By Monday night, we all knew.
Reports have Boucher becoming the new head coach of the Tampa Bay Lightning, marking the first major hire of Steve Yzerman's tenure as Lightning general manager.
It seems that Boucher simply picked the Lightning over Columbus. Is he going to regret that decision?
To look further into this, let's start by throwing out potential reasons like salary or staffing. Rumors have Boucher taking his staff from Hamilton -- Montreal's AHL affiliate -- to Tampa, but we don't know for sure if this was a sticking point in negotiations with any other franchise. We also don't know if he or his assistants will be paid more in Tampa than they would have been in Columbus.
Based on the talent available in both organizations -- both in the NHL and lower levels -- did Boucher make the right move?
The jilted lover here is Columbus. General manager Scott Howson did move quickly to hire Arniel after Boucher turned him down, but the reality is that Boucher was his first choice.
Boucher's team in Hamilton played a 1-3-1 forecheck that put a lot of pressure on defensemen to carry the puck. Columbus isn't exactly known for its puck-handling defensemen, especially at the NHL level. However, they'll have a chance to draft a top defenseman -- Brandon Gormley, Erik Gudbranson, or maybe even Cam Fowler -- when they pick fourth on June 25. They also have 2009 first-round pick John Moore, who played last season for the Kitchener Rangers of the OHL and showed his offensive skills. Former second-rounder Cody Goloubef showed some offensive talent at the University of Wisconsin, but is regarded more as a defensive player.
We all know about captain Rick Nash, one of the best players in the league. Nash will play well in any system, and if Boucher would have taken this job, he would have been able to flourish in an offensive-minded system that relies heavily on puck pursuit and pressuring the opponent. Derick Brassard played for Boucher when the two were in the QMJHL, so he likely would have flourished with a reunion.
But would it be the best spot for Boucher to succeed? Columbus' defensemen aren't a great fit for his system, and they aren't terribly deep up front, neither on the NHL roster nor in their system. Yes, they have Antoine Vermette and R.J. Umberger, but who's ready to step and make an impact?
Moreover, would Boucher be the right guy to finally get talented young forward Nikita Filatov -- a former top five draft pick -- out of his funk and committed to the NHL? The Blue Jackets have a short time left to figure out if they can get anything significant out of Filatov, or if they'll have to move him and hope to get something measurable in return.
Not long ago, the Lightning were a laughingstock. Worse yet, they won the Stanley Cup before the lockout, so their fall was quick and rather painful.
For a team that fell so quickly and has yet to regain form, Yzerman and Boucher have some decent parts with which to work.
For starters, the team's last two first-round picks look to greatly benefit from Boucher's system.
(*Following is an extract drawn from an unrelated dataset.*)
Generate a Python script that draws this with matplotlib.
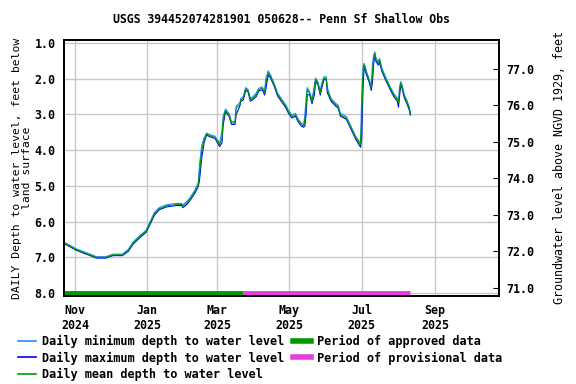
import pandas as pd
import matplotlib
matplotlib.use("Agg")
import matplotlib.pyplot as plt
from matplotlib.lines import Line2D

# daily values (depth below land surface, feet)
dates = ["2024-10-23", "2024-10-27", "2024-11-02", "2024-11-08", "2024-11-13",
         "2024-11-19", "2024-11-27", "2024-12-03", "2024-12-11", "2024-12-16",
         "2024-12-20", "2024-12-26", "2024-12-31", "2025-01-03", "2025-01-07",
         "2025-01-11", "2025-01-17", "2025-01-21", "2025-01-26", "2025-01-30",
         "2025-01-31", "2025-02-03", "2025-02-06", "2025-02-10", "2025-02-13",
         "2025-02-14", "2025-02-16", "2025-02-18", "2025-02-20", "2025-02-23",
         "2025-02-27", "2025-03-03", "2025-03-05", "2025-03-06", "2025-03-08",
         "2025-03-11", "2025-03-13", "2025-03-16", "2025-03-17", "2025-03-20",
         "2025-03-21", "2025-03-23", "2025-03-25", "2025-03-27", "2025-03-29",
         "2025-03-31", "2025-04-03", "2025-04-05", "2025-04-08", "2025-04-10",
         "2025-04-11", "2025-04-13", "2025-04-15", "2025-04-18", "2025-04-21",
         "2025-04-25", "2025-04-28", "2025-04-30", "2025-05-03", "2025-05-06",
         "2025-05-08", "2025-05-11", "2025-05-13", "2025-05-14", "2025-05-15",
         "2025-05-16", "2025-05-18", "2025-05-20", "2025-05-22", "2025-05-23",
         "2025-05-25", "2025-05-27", "2025-05-28", "2025-05-30", "2025-06-01",
         "2025-06-02", "2025-06-05", "2025-06-09", "2025-06-11", "2025-06-13",
         "2025-06-18", "2025-06-22", "2025-06-26", "2025-06-30", "2025-07-01",
         "2025-07-02", "2025-07-03", "2025-07-05", "2025-07-07", "2025-07-09",
         "2025-07-10", "2025-07-11", "2025-07-12", "2025-07-13", "2025-07-15",
         "2025-07-16", "2025-07-18", "2025-07-21", "2025-07-25", "2025-07-28",
         "2025-07-31", "2025-08-01", "2025-08-02", "2025-08-03", "2025-08-04",
         "2025-08-06", "2025-08-08", "2025-08-10", "2025-08-11"]

mean_depth = [6.60, 6.67, 6.78, 6.86, 6.92, 7.00, 7.00, 6.93, 6.93, 6.80,
              6.60, 6.41, 6.27, 6.06, 5.78, 5.64, 5.56, 5.54, 5.52, 5.52,
              5.57, 5.49, 5.37, 5.17, 4.98, 4.64, 3.99, 3.71, 3.55, 3.60,
              3.64, 3.85, 3.66, 3.15, 2.89, 3.01, 3.24, 3.24, 2.82, 2.73,
              2.59, 2.55, 2.29, 2.33, 2.59, 2.55, 2.45, 2.31, 2.27, 2.41,
              2.13, 1.83, 1.94, 2.17, 2.45, 2.64, 2.78, 2.92, 3.06, 3.01,
              3.15, 3.29, 3.32, 3.15, 2.78, 2.31, 2.41, 2.64, 2.31, 2.03,
              2.13, 2.41, 2.22, 1.99, 1.99, 2.31, 2.59, 2.73, 2.78, 3.01,
              3.10, 3.38, 3.66, 3.85, 3.00, 1.94, 1.61, 1.85, 2.03, 2.27,
              1.85, 1.47, 1.29, 1.47, 1.57, 1.47, 1.75, 1.99, 2.27, 2.45,
              2.59, 2.68, 2.31, 2.13, 2.22, 2.50, 2.64, 2.82, 2.98]

min_depth = [6.58, 6.65, 6.76, 6.84, 6.90, 6.98, 6.98, 6.91, 6.91, 6.77,
             6.57, 6.38, 6.24, 6.02, 5.74, 5.61, 5.53, 5.51, 5.49, 5.49,
             5.53, 5.45, 5.33, 5.13, 4.90, 4.40, 3.85, 3.65, 3.52, 3.57,
             3.61, 3.80, 3.45, 3.05, 2.85, 2.98, 3.20, 3.20, 2.76, 2.68,
             2.55, 2.50, 2.25, 2.30, 2.55, 2.51, 2.40, 2.27, 2.23, 2.36,
             2.00, 1.78, 1.90, 2.13, 2.41, 2.60, 2.74, 2.88, 3.02, 2.97,
             3.11, 3.25, 3.28, 3.00, 2.55, 2.25, 2.37, 2.58, 2.20, 1.98,
             2.09, 2.36, 2.15, 1.95, 1.95, 2.26, 2.55, 2.69, 2.74, 2.97,
             3.06, 3.34, 3.62, 3.80, 2.40, 1.70, 1.57, 1.80, 1.99, 2.20,
             1.60, 1.35, 1.25, 1.42, 1.53, 1.43, 1.70, 1.95, 2.23, 2.41,
             2.55, 2.60, 2.20, 2.08, 2.18, 2.46, 2.60, 2.78, 2.95]

max_depth = [6.62, 6.69, 6.80, 6.88, 6.94, 7.02, 7.02, 6.95, 6.95, 6.83,
             6.63, 6.44, 6.30, 6.10, 5.82, 5.67, 5.59, 5.57, 5.55, 5.55,
             5.61, 5.53, 5.41, 5.21, 5.02, 4.85, 4.20, 3.78, 3.58, 3.63,
             3.67, 3.90, 3.80, 3.30, 2.93, 3.05, 3.28, 3.28, 3.00, 2.78,
             2.63, 2.60, 2.33, 2.37, 2.63, 2.59, 2.50, 2.35, 2.31, 2.46,
             2.30, 1.90, 1.98, 2.21, 2.49, 2.68, 2.82, 2.96, 3.10, 3.05,
             3.19, 3.33, 3.36, 3.32, 3.00, 2.45, 2.45, 2.70, 2.45, 2.08,
             2.17, 2.46, 2.30, 2.03, 2.03, 2.40, 2.63, 2.77, 2.82, 3.05,
             3.14, 3.42, 3.70, 3.92, 3.60, 2.30, 1.66, 1.90, 2.07, 2.33,
             2.10, 1.60, 1.35, 1.52, 1.62, 1.55, 1.80, 2.03, 2.31, 2.50,
             2.63, 2.80, 2.45, 2.18, 2.27, 2.55, 2.69, 2.87, 3.02]

approved = ("2024-10-22", "2025-03-23")
provisional = ("2025-03-23", "2025-08-11")

x_ticks = ["2024-11-01", "2025-01-01", "2025-03-01", "2025-05-01", "2025-07-01", "2025-09-01"]
x_ticklabels = ["Nov\n2024", "Jan\n2025", "Mar\n2025", "May\n2025", "Jul\n2025", "Sep\n2025"]
y_ticks = [1.0, 2.0, 3.0, 4.0, 5.0, 6.0, 7.0, 8.0]
y2_ticks = [71.0, 72.0, 73.0, 74.0, 75.0, 76.0, 77.0]

plt.rcParams['font.family'] = 'DejaVu Sans Mono'
plt.rcParams['font.weight'] = 'bold'
plt.rcParams['font.size'] = 8.4

d = pd.to_datetime(dates)

fig = plt.figure(figsize=(5.76, 3.84), dpi=100)
ax = fig.add_axes([64 / 576, 1 - 296 / 384, 435 / 576, 256 / 384])

ax.plot(d, min_depth, color='#1e90ff', lw=0.8, zorder=3)
ax.plot(d, max_depth, color='#0000ff', lw=0.8, zorder=4)
ax.plot(d, mean_depth, color='#009a00', lw=0.8, zorder=5)

ax.plot(pd.to_datetime(list(approved)), [8.0, 8.0], color='#009a00', lw=3.5, solid_capstyle='butt', zorder=6)
ax.plot(pd.to_datetime(list(provisional)), [8.0, 8.0], color='#e83ee0', lw=3.5, solid_capstyle='butt', zorder=6)

ax.set_xlim(pd.Timestamp("2024-10-22 16:00"), pd.Timestamp("2025-10-24 20:00"))
ax.set_ylim(8.08, 0.92)
ax.set_yticks(y_ticks)
ax.set_yticklabels(["%.1f" % v for v in y_ticks])
ax.set_xticks(pd.to_datetime(x_ticks))
ax.set_xticklabels(x_ticklabels)
ax.grid(True, color='#c8c8c8', lw=1.0)
ax.set_axisbelow(True)
ax.tick_params(axis='both', length=0, pad=6)
for s in ax.spines.values():
    s.set_linewidth(1.3)

ax.set_ylabel("DAILY Depth to water level, feet below\nland surface", labelpad=2, linespacing=0.95, fontsize=8.2)
ax.set_title("USGS 394452074281901 050628-- Penn Sf Shallow Obs", pad=12, fontsize=8.3, fontweight='bold')

ax2 = ax.twinx()
ax2.set_ylim(70.78, 77.79)
ax2.set_yticks(y2_ticks)
ax2.set_yticklabels(["%.1f" % v for v in y2_ticks])
ax2.tick_params(axis='y', direction='in', length=4, pad=5)
ax2.set_ylabel("Groundwater level above NGVD 1929, feet", labelpad=14)
for s in ax2.spines.values():
    s.set_linewidth(1.3)

handles = [
    Line2D([], [], color='#1e90ff', lw=1.2),
    Line2D([], [], color='#0000ff', lw=1.2),
    Line2D([], [], color='#009a00', lw=1.2),
    Line2D([], [], color='#009a00', lw=4),
    Line2D([], [], color='#e83ee0', lw=4),
]
labels = ["Daily minimum depth to water level",
          "Daily maximum depth to water level",
          "Daily mean depth to water level",
          "Period of approved data",
          "Period of provisional data"]
fig.legend(handles, labels, ncol=2, loc='upper left', bbox_to_anchor=(0.032, 0.128),
           frameon=False, handlelength=1.5, handletextpad=0.5, columnspacing=0.7,
           labelspacing=0.3, borderpad=0.0, borderaxespad=0.0, fontsize=8.6)

fig.savefig("out.png", dpi=100)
Meanwhile, 2009 first-rounder Victor Hedman will be right at home with Boucher. He has plenty of offensive talent, and the big Swede will be able to use it as his role will undoubtedly increase. It wouldn't be surprising to see Hedman be the main puck-possession guy in Boucher's system.
Outside of Hedman, Yzerman may have to hit the free agent or trade market to find a defenseman or two that suit this style. Andrej Meszaros and Mattias Ohlund are more defensive-oriented, and while Kurtis Foster is a capable offensive defenseman, he's not nearly as dynamic as Hedman.
Tampa has plenty of talent up front. Vincent Lecavalier and Martin St. Louis might not be spring chickens anymore, but they are good offensive players who will do just fine playing for Boucher. Steve Downie will be a star if he can cut down on his penalty minutes.
In the system, the Lightning have some great potential. Forwards Carter Ashton and Richard Panik both appear to be good fits for this aggressive style of play, and both 2009 draft picks are close to the NHL.
If Ty Wishart, 21, can continue getting better at his play away from the puck, the Lightning farmhand could become a top-four defenseman in a couple years.
In the end, it looks like Boucher made the right choice. Of course, Arniel and Columbus have a chance to prove him wrong on the ice, and Boucher could always be a flop as a coach in the NHL.
But when you look at the available talent and how they fit the system Boucher wants to install, it's hard not to conclude that Tampa Bay is the better fit.
Not only that, but how can you argue with moving to a place that allows you to wear shorts and flip-flops while you drive to the beach -- or hit the golf course -- on your day off?